En 1976, le premier jalon de la coopération entre les organisations continentales et régionales est posé par l’OUA avec la division du continent en cinq régions.
Ce découpage institutionnel instaure un système de rotation entre les régions pour désigner les États africains siégeant au Conseil de sécurité des Nations unies. Il sert aussi de référence pour choisir les quinze membres du Conseil de paix et de sécurité (CPS) et les cinq personnalités du Groupe des sages – deux composantes de l’Architecture africaine de paix et de sécurité, plus connue sous l’acronyme anglais Apsa, où chaque région est représentée.

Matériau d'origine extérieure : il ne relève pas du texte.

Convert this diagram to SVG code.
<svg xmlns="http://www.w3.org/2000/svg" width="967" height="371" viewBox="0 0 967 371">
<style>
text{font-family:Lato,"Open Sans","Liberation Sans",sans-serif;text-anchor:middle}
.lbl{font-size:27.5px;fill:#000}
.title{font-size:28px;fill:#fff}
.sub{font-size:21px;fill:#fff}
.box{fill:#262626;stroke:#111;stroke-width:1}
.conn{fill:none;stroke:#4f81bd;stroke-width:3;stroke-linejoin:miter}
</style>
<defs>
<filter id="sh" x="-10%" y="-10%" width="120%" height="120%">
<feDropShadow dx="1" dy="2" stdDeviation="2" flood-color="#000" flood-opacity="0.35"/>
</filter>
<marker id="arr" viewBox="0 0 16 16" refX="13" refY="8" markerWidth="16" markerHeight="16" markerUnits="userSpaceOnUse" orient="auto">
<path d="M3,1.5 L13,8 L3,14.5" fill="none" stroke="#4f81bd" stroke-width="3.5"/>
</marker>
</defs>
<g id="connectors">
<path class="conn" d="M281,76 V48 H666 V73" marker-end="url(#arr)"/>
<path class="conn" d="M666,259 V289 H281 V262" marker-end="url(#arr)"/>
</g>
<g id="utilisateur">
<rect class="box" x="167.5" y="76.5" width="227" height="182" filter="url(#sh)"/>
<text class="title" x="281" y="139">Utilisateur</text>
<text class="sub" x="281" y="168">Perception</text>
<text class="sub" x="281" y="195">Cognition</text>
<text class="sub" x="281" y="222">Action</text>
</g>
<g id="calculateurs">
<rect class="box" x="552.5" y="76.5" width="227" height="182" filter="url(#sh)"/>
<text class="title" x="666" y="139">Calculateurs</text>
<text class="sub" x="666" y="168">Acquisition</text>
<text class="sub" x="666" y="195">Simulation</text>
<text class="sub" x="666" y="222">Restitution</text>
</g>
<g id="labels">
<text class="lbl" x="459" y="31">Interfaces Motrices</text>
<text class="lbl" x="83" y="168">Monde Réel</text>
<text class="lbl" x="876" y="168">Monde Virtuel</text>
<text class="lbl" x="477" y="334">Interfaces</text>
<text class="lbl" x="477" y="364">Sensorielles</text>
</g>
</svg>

Le plan d’action de Lagos et de l’acte final de Lagos (1980) ont notamment pour objectif de limiter le chevauchement institutionnel, la dispersion des ressources et les querelles de légitimité entre les institutions régionales. Ce processus de rationalisation n’aboutira pas. Afin de relancer l’unité du continent, les chefs d’État signent le traité d’Abuja (1991) qui inaugure la Communauté économique africaine (CEA), inspirée du modèle européen.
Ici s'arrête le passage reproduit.